— begin EXERCISE DATA —
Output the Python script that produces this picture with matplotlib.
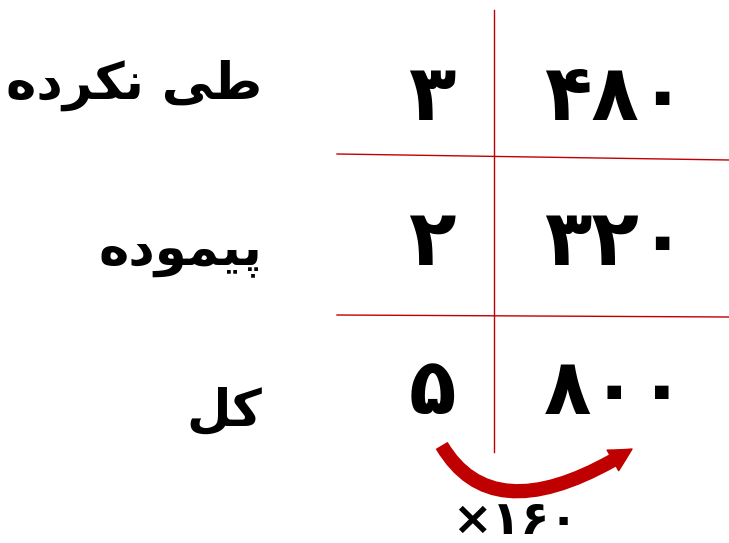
import matplotlib
matplotlib.use('Agg')
import matplotlib.pyplot as plt
from matplotlib.patches import FancyArrowPatch
from matplotlib.path import Path

# row labels (Persian) and the two columns of values
labels = ['طی نکرده', 'پیموده', 'کل']
parts = ['۳', '۲', '۵']
values = ['۴۸۰', '۳۲۰', '۸۰۰']
factor = '×۱۶۰'

# presentation forms: isolated, final, initial, medial
FORMS = {
    'ط': ('\uFEC1', '\uFEC2', '\uFEC3', '\uFEC4'),
    'ی': ('\uFEEF', '\uFEF0', '\uFEF3', '\uFEF4'),
    'ن': ('\uFEE5', '\uFEE6', '\uFEE7', '\uFEE8'),
    'ک': ('\uFB8E', '\uFB8F', '\uFB90', '\uFB91'),
    'ر': ('\uFEAD', '\uFEAE', None, None),
    'د': ('\uFEA9', '\uFEAA', None, None),
    'ه': ('\uFEE9', '\uFEEA', '\uFEEB', '\uFEEC'),
    'پ': ('\uFB56', '\uFB57', '\uFB58', '\uFB59'),
    'م': ('\uFEE1', '\uFEE2', '\uFEE3', '\uFEE4'),
    'و': ('\uFEED', '\uFEEE', None, None),
    'ل': ('\uFEDD', '\uFEDE', '\uFEDF', '\uFEE0'),
}


def joins_left(ch):
    """ can this letter connect to the following one """
    return ch in FORMS and FORMS[ch][2] is not None


def shape(text):
    """ crude arabic shaping + reversal, matplotlib has no bidi """
    out = []
    for i, ch in enumerate(text):
        if ch not in FORMS:
            out.append(ch)
            continue
        prev = text[i - 1] if i > 0 else ' '
        nxt = text[i + 1] if i + 1 < len(text) else ' '
        from_prev = joins_left(prev)
        to_next = joins_left(ch) and nxt in FORMS
        iso, fin, ini, med = FORMS[ch]
        if from_prev and to_next:
            out.append(med)
        elif from_prev:
            out.append(fin)
        elif to_next:
            out.append(ini)
        else:
            out.append(iso)
    return ''.join(out[::-1])


W, H = 729, 543
fig = plt.figure(figsize=(W / 100, H / 100), dpi=100)
ax = fig.add_axes([0, 0, 1, 1])
ax.set_xlim(0, W)
ax.set_ylim(H, 0)
ax.axis('off')

red = '#C00000'
ax.plot([494, 494], [10, 452], color=red, lw=1)
ax.plot([337, 729], [154, 160], color=red, lw=1)
ax.plot([337, 729], [315, 317], color=red, lw=1)

font = ['DejaVu Sans']
label_x = [262, 262, 262]
label_y = [85, 252, 412]
row_y = [98, 243, 392]
for i in range(3):
    ax.text(label_x[i], label_y[i], shape(labels[i]), ha='right', va='center',
            fontsize=37, fontweight='bold', family=font)
    ax.text(432, row_y[i], parts[i], ha='center', va='center',
            fontsize=56, fontweight='bold', family=font)
    ax.text(615, row_y[i], values[i], ha='center', va='center',
            fontsize=56, fontweight='bold', family=font)

# curved arrow from the 5 to the 800
arc = Path([(442, 446), (495, 535), (632, 449)],
           [Path.MOVETO, Path.CURVE3, Path.CURVE3])
arr = FancyArrowPatch(path=arc,
                      arrowstyle='simple,head_width=17,head_length=16,tail_width=9',
                      color=red, mutation_scale=1)
ax.add_patch(arr)
ax.text(515, 522, factor, ha='center', va='center', fontsize=34,
        fontweight='bold', family=font)

fig.savefig('out.png', dpi=100)
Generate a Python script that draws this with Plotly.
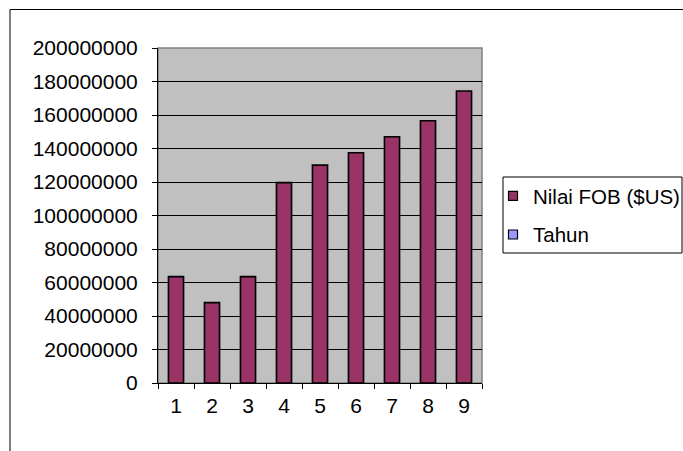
import plotly.graph_objects as go

categories = ["1", "2", "3", "4", "5", "6", "7", "8", "9"]
nilai_fob = [63500000, 48000000, 63500000, 119600000, 130100000, 137500000, 147000000, 156600000, 174300000]
y_tick_values = [0, 20000000, 40000000, 60000000, 80000000, 100000000, 120000000, 140000000, 160000000, 180000000, 200000000]
y_tick_labels = [str(v) for v in y_tick_values]
series_names = ["Nilai FOB ($US)", "Tahun"]
series_colors = ["#993366", "#9999FF"]

FONT = "Arial, 'Liberation Sans', sans-serif"
FS = 21

fig = go.Figure()
fig.add_trace(go.Bar(
    x=categories, y=nilai_fob, width=0.42,
    marker=dict(color=series_colors[0], line=dict(color="black", width=1.6)),
    showlegend=False,
))
for i, (nm, col) in enumerate(zip(series_names, series_colors)):
    fig.add_trace(go.Scatter(
        x=[None], y=[None], mode="markers", name=nm, legendgroup=f"g{i}",
        marker=dict(symbol="square", size=9, color=col, line=dict(color="black", width=1.2)),
    ))

W, H = 683, 451
# plot area in page coordinates
L, R, T, B = 158, 482, 48, 383
pw, ph = R - L, B - T

def px(x):
    return (x - L) / pw

def py(y):
    return (B - y) / ph

fig.update_layout(
    width=W, height=H,
    margin=dict(l=L, r=W - R, t=T, b=H - B, pad=0, autoexpand=False),
    paper_bgcolor="white", plot_bgcolor="#C0C0C0",
    font=dict(family=FONT, size=FS, color="black"),
    showlegend=True,
    legend=dict(
        x=px(493), y=py(176), xanchor="left", yanchor="top",
        bgcolor="rgba(0,0,0,0)", borderwidth=0,
        font=dict(family=FONT, size=20.5, color="black"),
        traceorder="grouped", tracegroupgap=9, itemwidth=30,
    ),
    xaxis=dict(
        type="category", showgrid=False, showline=True, linecolor="black", linewidth=1,
        ticks="outside", tickson="boundaries", ticklen=5, tickcolor="black", tickwidth=1,
        ticklabelstandoff=4, zeroline=False,
    ),
    yaxis=dict(
        range=[0, 200000000], tickvals=y_tick_values, ticktext=y_tick_labels,
        showgrid=True, gridcolor="black", gridwidth=1,
        showline=True, linecolor="black", linewidth=1,
        ticks="outside", ticklen=5, tickcolor="black", tickwidth=1,
        ticklabelstandoff=10, zeroline=False,
    ),
    shapes=[
        dict(type="rect", xref="paper", yref="paper", x0=0, x1=1, y0=0, y1=1,
             line=dict(color="#808080", width=1.5), layer="below"),
        dict(type="rect", xref="paper", yref="paper", x0=px(10), x1=px(760), y0=py(520), y1=py(9.5),
             line=dict(color="black", width=1)),
        dict(type="rect", xref="paper", yref="paper", x0=px(503), x1=px(682), y0=py(253), y1=py(177),
             line=dict(color="black", width=1)),
    ],
)

fig.write_html(
    "out.html",
    config={"displayModeBar": False},
    post_script="document.body.style.margin='0';document.body.style.overflow='hidden';",
)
— end EXERCISE DATA —
TASK GOAL
Your answer should be a single number: how many lines in the data above include "matplotlib"?

EXERCISE OUTPUT
7